Знаю я, что вы в свое время дослужились до подпоручика, или, пожалуй, даже до поручика, но ведь и я не простой рядовой стрелок, а, берите выше, фейерверкер, командир отделения. Жил со своими ребятами дружно. Держал их на тугих вожжах, но, когда надобно, держал мягко. Особенно близко почему-то привязались ко мне два брата Колосовых, оба талабские рыбаки, огромного роста. Они были истинные колоссы. Я, как видите, порядочная орясина, но им обоим только по плечо подходил. Всюду они за мной путались: и в бою, и на походе, и на ночлегах, как два оруженосца или как два громадных меделяна. Услужливы были, как няньки, а об их изобретательности нечего и говорить: одно слово, талабские рыбаки, «пскапские».
Почему я им так уж особенно понравился, трудно сказать. Язык, что ли, у меня так ладно подвешен? Или характер мой ровный им понравился? Или оттого, что я никогда не ныл и не киснул? А может быть, и то их поразило, что я так ловко перевязывал случайные раны и вправлял вывихи. Ведь никто в полку не знал о том, что я врач. Когда записывался, сказал просто: «Бровцын, Петр». А мне ответили: «Ступай во вторую роту, явись фельдфебелю». И все. Паспорт у нас не пользовался большим уважением. Хороший ты солдат — иди к котлу, братом будешь; плохой — за хвост и из компании вон. Быть одновременно врачом и солдатом мне не хотелось и по сердцу, и по логике. Одно из двух: либо дырявь, либо штопай. Вот почему я посильную медицинскую помощь оказывал по секрету, как бы контрабандой. Позднее моя тайна как-то добежала до штаба, и ничего из этого хорошего не вышло. Жил я с солдатами премило. Полагаю я, что мое знахарское искусство и прельстило так просторных талабских рыбарей.

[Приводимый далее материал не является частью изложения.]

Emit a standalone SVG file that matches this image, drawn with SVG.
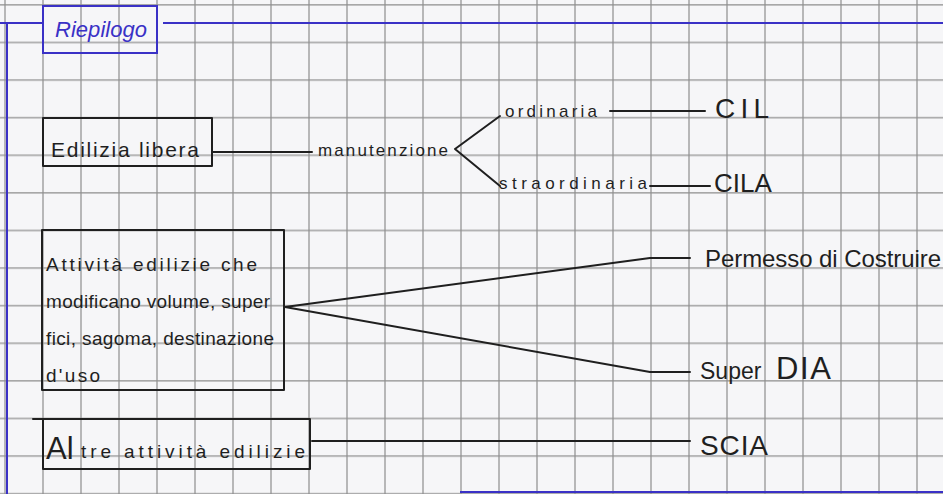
<svg xmlns="http://www.w3.org/2000/svg" width="943" height="494" viewBox="0 0 943 494">
  <defs>
    <!-- squared paper: 38 x 37.6 cells -->
    <pattern id="grid" x="4" y="4" width="38" height="37.6" patternUnits="userSpaceOnUse">
      <path d="M1 0V37.6M0 0.9H38" fill="none" stroke="#8e8e8e" stroke-width="1.2"/>
    </pattern>
    <style>
      .ink { fill: none; stroke: #1f1f1f; stroke-width: 2; stroke-linecap: round; stroke-linejoin: round; }
      .blue { fill: none; stroke: #3a31c6; stroke-width: 2; }
      .txt { font-family: "Liberation Sans", "DejaVu Sans", sans-serif; fill: #1f1f1f; }
      .small { font-size: 17px; }
      .mid { font-size: 19px; }
      .big { font-size: 28px; }
      .title { font-family: "Liberation Sans", sans-serif; font-style: italic; font-size: 22px; fill: #3a31c6; }
    </style>
  </defs>

  <!-- paper -->
  <rect width="943" height="494" fill="#f6f6f8"/>
  <rect width="943" height="494" fill="url(#grid)"/>

  <!-- header and margins -->
  <g id="header">
    <path class="blue" d="M0 23H43M163 23H943M7 23V494M460 492H943"/>
    <rect class="blue" x="43" y="6" width="114" height="47"/>
    <text class="title" x="55" y="37" textLength="92" lengthAdjust="spacing">Riepilogo</text>
  </g>

  <!-- connectors -->
  <g id="connectors" class="ink">
    <path d="M212 152H312"/>
    <path d="M455 149L500 116M455 149L500 186"/>
    <path d="M610 111H705"/>
    <path d="M650 186H710"/>
    <path d="M285 307L650 258H690"/>
    <path d="M285 307L650 372H690"/>
    <path d="M312 441H690"/>
  </g>

  <g id="edilizia-libera">
    <rect class="ink" x="43" y="118" width="169" height="48"/>
    <text class="txt" x="51" y="157" font-size="21" textLength="148" lengthAdjust="spacing">Edilizia libera</text>
  </g>

  <g id="manutenzione">
    <text class="txt small" x="318" y="156" textLength="130" lengthAdjust="spacing">manutenzione</text>
  </g>

  <g id="ordinaria">
    <text class="txt small" x="505" y="117" textLength="92" lengthAdjust="spacing">ordinaria</text>
  </g>

  <g id="straordinaria">
    <text class="txt small" x="499" y="189" textLength="148" lengthAdjust="spacing">straordinaria</text>
  </g>

  <g id="cil">
    <text class="txt big" x="715" y="118" textLength="54" lengthAdjust="spacing">CIL</text>
  </g>

  <g id="cila">
    <text class="txt" x="714" y="192" font-size="26">CILA</text>
  </g>

  <g id="attivita-volume">
    <rect class="ink" x="42" y="230" width="242" height="160"/>
    <text class="txt mid" x="46" y="271" textLength="211" lengthAdjust="spacing">Attività edilizie che</text>
    <text class="txt mid" x="46" y="308" textLength="224" lengthAdjust="spacing">modificano volume, super</text>
    <text class="txt mid" x="46" y="345" textLength="228" lengthAdjust="spacing">fici, sagoma, destinazione</text>
    <text class="txt mid" x="46" y="382" textLength="54" lengthAdjust="spacing">d'uso</text>
  </g>

  <g id="permesso">
    <text class="txt" x="705" y="267" font-size="24" textLength="236" lengthAdjust="spacing">Permesso di Costruire</text>
  </g>

  <g id="super-dia">
    <text class="txt" x="700" y="379" font-size="23">Super</text>
    <text class="txt" x="776" y="379" font-size="31" textLength="55" lengthAdjust="spacing">DIA</text>
  </g>

  <g id="altre-attivita">
    <path class="ink" d="M33 419H310V469H43V419"/>
    <text class="txt" x="46" y="459" font-size="31">Al</text>
    <text class="txt mid" x="81" y="458" textLength="224" lengthAdjust="spacing">tre attività edilizie</text>
  </g>

  <g id="scia">
    <text class="txt big" x="700" y="455" textLength="68" lengthAdjust="spacing">SCIA</text>
  </g>
</svg>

Вот как случилась эта кража. Отступали мы. Гатчина. Колпино и Волосово остались далеко за нами. Шли мы, конечно, не в строевом порядке, а вразброд, кучками, держа взаимную связь каким-то привычным верхним чутьем… Ужасный был день. Болотный тонкий лед ломался под ногами, грязища и холод чертовские. Со вчерашнего дня ни крошки во рту не было. Идем втроем, молчим и от голода слюну глотаем. Вдруг видим, в стороне от дороги маленький отдельный хуторок. Мы — туда. Смотрим в окно. Видим, варистая печь пылает, а перед печью вся в красном огне здоровенная, дебелая «пскапская» бабища. Засучила рукава, да под саму мышку, и хлеба печет. Четыре хлеба уже положила стопкой, а пятый стоит, наклонно прислонясь к челу: это она нас заслышала, не поспела положить. Мы постучались. Отворила дверь.

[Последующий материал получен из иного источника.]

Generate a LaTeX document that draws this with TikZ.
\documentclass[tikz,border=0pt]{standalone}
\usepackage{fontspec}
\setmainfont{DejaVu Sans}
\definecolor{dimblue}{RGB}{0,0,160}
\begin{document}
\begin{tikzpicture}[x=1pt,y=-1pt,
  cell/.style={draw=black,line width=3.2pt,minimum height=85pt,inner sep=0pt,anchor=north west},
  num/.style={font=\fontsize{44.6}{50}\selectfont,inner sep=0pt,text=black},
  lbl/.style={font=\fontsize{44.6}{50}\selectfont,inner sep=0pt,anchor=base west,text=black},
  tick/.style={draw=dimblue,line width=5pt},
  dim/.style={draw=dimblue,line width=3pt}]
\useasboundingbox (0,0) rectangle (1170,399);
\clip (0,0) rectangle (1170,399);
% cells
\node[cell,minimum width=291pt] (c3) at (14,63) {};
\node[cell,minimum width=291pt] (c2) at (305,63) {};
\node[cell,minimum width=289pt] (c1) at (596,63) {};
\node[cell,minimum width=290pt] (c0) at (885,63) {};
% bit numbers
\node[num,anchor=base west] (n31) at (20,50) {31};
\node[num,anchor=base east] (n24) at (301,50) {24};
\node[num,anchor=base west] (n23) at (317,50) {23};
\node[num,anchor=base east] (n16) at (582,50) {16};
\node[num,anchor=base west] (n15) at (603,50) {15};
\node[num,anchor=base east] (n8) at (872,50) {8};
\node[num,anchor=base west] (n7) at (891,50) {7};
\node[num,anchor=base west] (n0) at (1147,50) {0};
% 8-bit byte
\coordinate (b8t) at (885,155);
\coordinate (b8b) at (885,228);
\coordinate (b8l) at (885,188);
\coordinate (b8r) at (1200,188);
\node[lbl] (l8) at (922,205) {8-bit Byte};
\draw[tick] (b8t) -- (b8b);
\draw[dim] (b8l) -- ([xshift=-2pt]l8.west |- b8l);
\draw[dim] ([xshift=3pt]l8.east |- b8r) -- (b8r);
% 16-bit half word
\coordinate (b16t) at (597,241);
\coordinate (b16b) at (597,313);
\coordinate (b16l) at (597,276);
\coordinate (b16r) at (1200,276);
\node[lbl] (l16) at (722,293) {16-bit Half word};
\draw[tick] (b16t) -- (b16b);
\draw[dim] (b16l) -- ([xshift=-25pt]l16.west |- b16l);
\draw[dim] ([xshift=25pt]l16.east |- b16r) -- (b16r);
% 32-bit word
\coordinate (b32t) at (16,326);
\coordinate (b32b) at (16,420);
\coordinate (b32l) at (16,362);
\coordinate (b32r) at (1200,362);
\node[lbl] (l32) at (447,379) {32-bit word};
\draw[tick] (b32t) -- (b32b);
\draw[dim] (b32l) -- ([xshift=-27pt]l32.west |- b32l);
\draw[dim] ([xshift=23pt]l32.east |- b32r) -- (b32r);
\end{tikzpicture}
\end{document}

— Чего нужно? — голос неласковый.
Мы здороваемся.
— Здравствуйте и вы. Чего надоть?
Старший Колосов говорит:
— Добрая женщина, нам бы хлебца немного, совсем оголодали. С большевиками мы за Петербург… дрались… Белые мы…
Она сразу взъелась.
— Много вас тут шляется по дорогам — белые, красные, желтые, синие… Мне на это наплевать. Сами скоро за милостыней пойдем.
Тут пришел мой черед вступиться.
— Красавица, — говорю я ей. — Вы же не думаете, что мы хотим бесплатно. Возьмите денег, сколько хотите. — И протягиваю ей толстую пачку юденических крылаток.
Та едва взглянула.
— А что я с твоими бумажками делать буду? Оклеивать, что ли, избу или… — Тут она ввернула два словечка очень метких, но совсем неупотребляемых в порядочном обществе. — Дал бы царских — был бы другой разговор. Проходите. Не застите.